-- START OF Information provided --
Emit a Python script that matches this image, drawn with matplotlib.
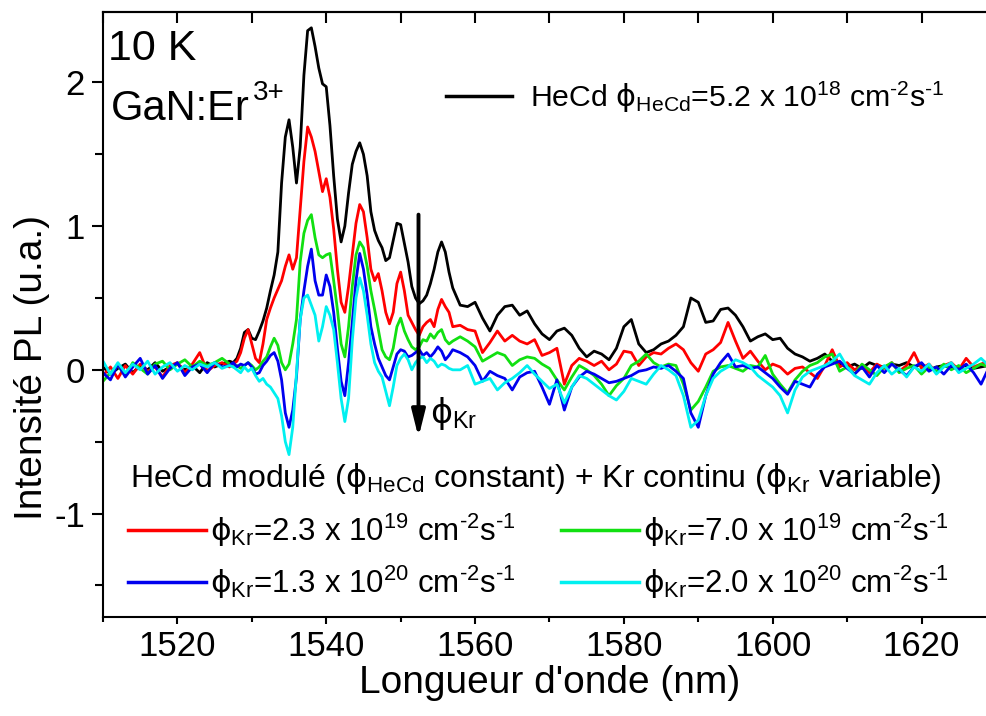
import matplotlib.pyplot as plt
import numpy as np
from matplotlib.ticker import MultipleLocator

plt.rcParams['font.family'] = 'Liberation Sans'
plt.rcParams['mathtext.fontset'] = 'custom'
plt.rcParams['mathtext.rm'] = 'Liberation Sans'
plt.rcParams['mathtext.it'] = 'Liberation Sans:italic'
plt.rcParams['mathtext.sf'] = 'DejaVu Sans'
plt.rcParams['mathtext.default'] = 'regular'
plt.rcParams['axes.unicode_minus'] = False

# wavelength grid (nm): 1 nm steps on the flat parts, 0.5 nm over the Er peaks
wavelength = np.concatenate([np.arange(1510, 1527.5, 1.0),
                             np.arange(1527.5, 1557.5, 0.5),
                             np.arange(1558, 1630, 1.0)])

# HeCd only
black = [
    0.02, -0.03, 0.01, 0.04, -0.02, 0.03, 0.00, 0.05, -0.01, 0.02, 0.04, 0.00, 0.03, -0.02, 0.05, 0.02, 0.04, 0.06,
    0.05, 0.08, 0.15, 0.26, 0.28, 0.22, 0.21, 0.27, 0.34, 0.43,
    0.55, 0.66, 0.82, 1.30, 1.62, 1.74, 1.55, 1.30, 1.55, 2.05,
    2.36, 2.38, 2.25, 2.10, 1.99, 1.97, 1.70, 1.35, 1.05, 0.89,
    1.00, 1.23, 1.43, 1.52, 1.58, 1.50, 1.35, 1.10, 0.97, 0.90,
    0.85, 0.76, 0.78, 0.90, 1.02, 1.01, 0.88, 0.75, 0.58, 0.50,
    0.46, 0.48, 0.52, 0.60, 0.70, 0.82, 0.89, 0.82, 0.68, 0.57,
    0.45, 0.44, 0.47, 0.36, 0.27, 0.38, 0.44, 0.45, 0.38, 0.41,
    0.32, 0.25, 0.21, 0.27, 0.29, 0.24, 0.15, 0.09, 0.13, 0.11,
    0.07, 0.15, 0.30, 0.35, 0.18, 0.12, 0.14, 0.18, 0.20, 0.24,
    0.30, 0.50, 0.47, 0.33, 0.34, 0.42, 0.43, 0.38, 0.30, 0.20,
    0.23, 0.25, 0.21, 0.22, 0.15, 0.11, 0.09, 0.06, 0.08, 0.11,
    0.06, 0.04, 0.02, 0.04, 0.01, 0.05, 0.03, 0.02, 0.04, 0.03,
    0.05, 0.02, 0.04, 0.00, 0.02, 0.03, 0.01, 0.02, 0.03, 0.01,
    0.02, 0.03,
]

# HeCd modulated + Kr, increasing Kr flux
red = [
    -0.04, 0.02, -0.06, 0.03, -0.03, 0.04, -0.01, 0.02, -0.05, 0.03, 0.05, -0.02, 0.04, 0.12, -0.01, 0.03, 0.05, 0.02,
    0.04, 0.06, 0.12, 0.22, 0.28, 0.18, 0.08, 0.05, 0.18, 0.35,
    0.43, 0.50, 0.56, 0.62, 0.72, 0.80, 0.70, 0.78, 1.12, 1.45,
    1.69, 1.62, 1.52, 1.38, 1.24, 1.33, 1.20, 0.98, 0.70, 0.47,
    0.40, 0.58, 0.80, 1.02, 1.15, 1.10, 0.92, 0.70, 0.62, 0.67,
    0.55, 0.40, 0.32, 0.40, 0.60, 0.68, 0.55, 0.38, 0.33, 0.28,
    0.24, 0.30, 0.33, 0.35, 0.30, 0.42, 0.49, 0.44, 0.40, 0.30,
    0.31, 0.28, 0.27, 0.12, 0.19, 0.27, 0.20, 0.24, 0.20, 0.18,
    0.21, 0.10, 0.12, 0.15, -0.10, 0.03, 0.08, 0.06, 0.03, 0.06,
    0.00, 0.04, 0.13, 0.12, 0.03, 0.09, 0.12, 0.11, 0.15, 0.18,
    0.14, 0.05, -0.01, 0.11, 0.14, 0.19, 0.33, 0.20, 0.08, 0.13,
    0.06, 0.00, 0.04, 0.02, -0.03, 0.01, 0.02, -0.02, -0.06, 0.03,
    0.14, 0.02, 0.05, 0.00, 0.03, -0.02, 0.04, 0.01, 0.05, -0.01,
    0.03, 0.12, 0.01, 0.04, -0.02, 0.03, 0.05, 0.00, 0.08, 0.02,
    0.04, 0.06,
]

green = [
    -0.08, -0.02, 0.03, -0.04, 0.05, 0.01, -0.03, 0.04, 0.06, 0.00, 0.04, 0.07, 0.02, 0.06, 0.03, 0.05, 0.08, 0.04,
    0.02, 0.03, 0.01, 0.03, 0.05, 0.03, 0.00, 0.02, 0.06, 0.09,
    0.16, 0.22, 0.17, 0.05, 0.00, 0.04, 0.18, 0.35, 0.75, 0.95,
    1.04, 1.08, 0.92, 0.80, 0.78, 0.80, 0.81, 0.62, 0.42, 0.18,
    0.09, 0.30, 0.58, 0.80, 0.89, 0.85, 0.72, 0.55, 0.42, 0.28,
    0.14, 0.09, 0.07, 0.15, 0.30, 0.36, 0.27, 0.21, 0.16, 0.14,
    0.16, 0.21, 0.20, 0.25, 0.22, 0.26, 0.28, 0.21, 0.18, 0.20,
    0.23, 0.20, 0.16, 0.06, 0.09, 0.12, 0.10, 0.03, 0.07, 0.09,
    0.08, 0.04, 0.01, -0.07, -0.14, -0.05, 0.03, 0.00, -0.04, -0.10,
    -0.18, -0.11, -0.06, 0.03, 0.06, 0.11, 0.05, 0.02, 0.04, 0.03,
    -0.10, -0.28, -0.22, -0.12, -0.01, 0.02, 0.03, 0.01, -0.01, 0.03,
    0.02, 0.10, -0.03, -0.10, -0.16, -0.07, -0.01, 0.03, 0.05, 0.09,
    0.11, -0.01, 0.02, -0.03, 0.04, 0.00, -0.04, 0.02, 0.05, -0.02,
    0.01, 0.03, -0.03, 0.02, -0.01, 0.04, 0.00, 0.03, -0.02, 0.01,
    0.04, 0.02,
]

blue = [
    -0.02, -0.07, 0.04, -0.05, 0.02, 0.08, -0.03, 0.03, -0.06, 0.01, 0.05, -0.04, 0.02, 0.04, -0.02, 0.05, 0.02, 0.03,
    0.05, 0.02, 0.04, 0.03, 0.05, 0.02, -0.03, -0.02, 0.03, 0.06,
    0.10, 0.12, 0.06, -0.07, -0.30, -0.40, -0.28, -0.05, 0.35, 0.55,
    0.72, 0.84, 0.62, 0.52, 0.52, 0.66, 0.58, 0.40, 0.15, -0.08,
    -0.18, 0.05, 0.33, 0.62, 0.81, 0.70, 0.52, 0.30, 0.18, 0.08,
    0.02, -0.04, -0.07, 0.02, 0.11, 0.14, 0.13, 0.09, 0.10, 0.12,
    0.14, 0.10, 0.12, 0.09, 0.12, 0.16, 0.13, 0.07, 0.10, 0.14,
    0.12, 0.09, 0.03, -0.08, -0.01, -0.04, -0.06, -0.14, -0.05, -0.02,
    -0.01, -0.12, -0.24, -0.07, -0.28, -0.12, -0.05, -0.01, -0.03, -0.06,
    -0.09, -0.08, -0.06, -0.04, -0.01, 0.00, 0.02, 0.01, 0.03, -0.01,
    -0.06, -0.30, -0.40, -0.18, -0.03, 0.05, 0.11, 0.02, 0.03, 0.01,
    0.02, -0.02, -0.06, -0.12, -0.17, -0.08, -0.10, -0.12, -0.03, 0.02,
    0.04, 0.06, 0.01, -0.03, 0.02, -0.05, 0.03, -0.02, 0.04, 0.00,
    -0.04, 0.02, 0.05, -0.01, 0.02, -0.03, 0.03, 0.00, 0.04, -0.02,
    -0.10, 0.01,
]

cyan = [
    0.06, -0.03, 0.05, -0.02, 0.04, 0.00, 0.06, -0.03, 0.02, 0.05, -0.01, 0.03, 0.00, 0.04, 0.02, 0.05, 0.01, 0.03,
    0.02, 0.00, -0.02, 0.02, -0.01, 0.01, -0.04, -0.08, -0.06, -0.10,
    -0.12, -0.16, -0.20, -0.32, -0.50, -0.59, -0.40, -0.02, 0.35, 0.50,
    0.52, 0.45, 0.38, 0.20, 0.30, 0.44, 0.38, 0.28, 0.05, -0.20,
    -0.36, -0.20, 0.20, 0.50, 0.64, 0.55, 0.38, 0.18, 0.05, -0.01,
    -0.05, -0.15, -0.25, -0.12, 0.03, 0.08, 0.11, 0.07, 0.00, 0.05,
    0.08, 0.09, 0.05, 0.08, 0.06, 0.02, 0.04, 0.03, 0.01, 0.00,
    0.00, 0.03, -0.10, -0.08, -0.06, -0.14, -0.09, -0.06, -0.02, 0.03,
    -0.03, -0.08, -0.13, -0.10, -0.23, -0.12, -0.04, -0.06, -0.10, -0.14,
    -0.18, -0.21, -0.15, -0.06, -0.08, -0.10, -0.03, 0.03, 0.00, -0.04,
    -0.18, -0.40, -0.35, -0.18, -0.06, -0.01, 0.02, 0.07, 0.05, 0.02,
    -0.04, -0.08, -0.12, -0.18, -0.30, -0.14, -0.05, -0.01, 0.01, 0.03,
    0.06, 0.11, 0.02, -0.04, -0.07, -0.10, -0.02, 0.03, -0.03, 0.01,
    -0.05, 0.02, -0.01, 0.04, -0.03, 0.02, 0.05, -0.02, 0.01, 0.04,
    0.08, 0.03,
]

PHI = r'\mathsf{ϕ}'
UNIT = r' cm$^{‐2}$s$^{‐1}$'
black_label = r'HeCd $' + PHI + r'_{HeCd}$=5.2 x 10$^{18}$' + UNIT
kr_labels = [r'$' + PHI + r'_{Kr}$=2.3 x 10$^{19}$' + UNIT,
             r'$' + PHI + r'_{Kr}$=7.0 x 10$^{19}$' + UNIT,
             r'$' + PHI + r'_{Kr}$=1.3 x 10$^{20}$' + UNIT,
             r'$' + PHI + r'_{Kr}$=2.0 x 10$^{20}$' + UNIT]
header = (r'HeCd modulé ($' + PHI + r'_{HeCd}$ constant) + Kr continu ($'
          + PHI + r'_{Kr}$ variable)')

fig = plt.figure(figsize=(9.87, 7.16), dpi=100)
ax = fig.add_axes([103 / 987, 99 / 716, 884 / 987, 605 / 716])

lw = 2.0
l_black, = ax.plot(wavelength, black, color='black', lw=lw)
l_red, = ax.plot(wavelength, red, color='#ff0000', lw=lw)
l_green, = ax.plot(wavelength, green, color='#11e011', lw=lw)
l_blue, = ax.plot(wavelength, blue, color='#0000ee', lw=lw)
l_cyan, = ax.plot(wavelength, cyan, color='#00f0f0', lw=lw)

ax.set_xlim(1510, 1628.8)
ax.set_ylim(-1.72, 2.49)

ax.xaxis.set_major_locator(MultipleLocator(20))
ax.xaxis.set_minor_locator(MultipleLocator(10))
ax.yaxis.set_major_locator(MultipleLocator(1))
ax.yaxis.set_minor_locator(MultipleLocator(0.5))
ax.tick_params(axis='x', which='major', direction='out', length=5, width=1.5,
               labelsize=25, pad=4, top=False)
ax.tick_params(axis='x', which='minor', direction='out', length=3.5, width=1.5, top=False)
ax.tick_params(axis='y', which='major', direction='out', length=8, width=1.5,
               labelsize=25, pad=5, right=False)
ax.tick_params(axis='y', which='minor', direction='out', length=6, width=1.5, right=False)
ax.spines['right'].set_visible(False)
for s in ['left', 'bottom', 'top']:
    ax.spines[s].set_linewidth(1.5)

top = ax.secondary_xaxis('top')
top.xaxis.set_major_locator(MultipleLocator(10))
top.tick_params(direction='in', length=8, width=1.5, labeltop=False)
top.spines['top'].set_linewidth(1.5)

ax.set_xlabel("Longueur d'onde (nm)", fontsize=28)
ax.xaxis.set_label_coords(0.5057, -0.080)
ax.set_ylabel('Intensité PL (u.a.)', fontsize=28)
ax.yaxis.set_label_coords(-0.06, 0.413)

ax.text(0.006, 0.9207, '10 K', transform=ax.transAxes, fontsize=31, va='baseline')
ax.text(0.009, 0.8215, 'GaN:Er', transform=ax.transAxes, fontsize=30, va='baseline')
ax.text(0.1695, 0.8545, '3+', transform=ax.transAxes, fontsize=20, va='baseline')

ax.annotate('', xy=(1552.4, -0.47), xytext=(1552.4, 1.08),
            arrowprops=dict(arrowstyle='-|>,head_width=0.25,head_length=1.0',
                            color='black', lw=2.8, mutation_scale=16,
                            shrinkA=0, shrinkB=0))
ax.text(1554.0, -0.37, r'$' + PHI + r'_{Kr}$', fontsize=24, va='baseline')

ax.text(0.0305, 0.2149, header, transform=ax.transAxes, fontsize=23, va='baseline')

leg2 = ax.legend([l_red, l_blue, l_green, l_cyan],
                 [kr_labels[0], kr_labels[2], kr_labels[1], kr_labels[3]],
                 ncol=2, loc='lower left', bbox_to_anchor=(0.028, 0.027),
                 frameon=False, fontsize=22.5, handlelength=2.5, handletextpad=0.12,
                 columnspacing=1.45, labelspacing=0.47, borderpad=0, borderaxespad=0)
for h in leg2.get_lines():
    h.set_linewidth(2.5)
ax.add_artist(leg2)

leg1 = ax.legend([l_black], [black_label], loc='upper right',
                 bbox_to_anchor=(0.9525, 0.888), frameon=False, fontsize=21.8,
                 handlelength=2.2, handletextpad=0.6, borderpad=0, borderaxespad=0)
for h in leg1.get_lines():
    h.set_linewidth(2.5)

fig.savefig('out.png', dpi=100)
-- END OF Information provided --
## [Set task]
Give again exactly the lines running from the beginning of the material above through the line that contains "np.arange(1558, 1630, 1.0)])", and leave out every picture.

## [Exercise response]
Emit a Python script that matches this image, drawn with matplotlib.
import matplotlib.pyplot as plt
import numpy as np
from matplotlib.ticker import MultipleLocator

plt.rcParams['font.family'] = 'Liberation Sans'
plt.rcParams['mathtext.fontset'] = 'custom'
plt.rcParams['mathtext.rm'] = 'Liberation Sans'
plt.rcParams['mathtext.it'] = 'Liberation Sans:italic'
plt.rcParams['mathtext.sf'] = 'DejaVu Sans'
plt.rcParams['mathtext.default'] = 'regular'
plt.rcParams['axes.unicode_minus'] = False

# wavelength grid (nm): 1 nm steps on the flat parts, 0.5 nm over the Er peaks
wavelength = np.concatenate([np.arange(1510, 1527.5, 1.0),
                             np.arange(1527.5, 1557.5, 0.5),
                             np.arange(1558, 1630, 1.0)])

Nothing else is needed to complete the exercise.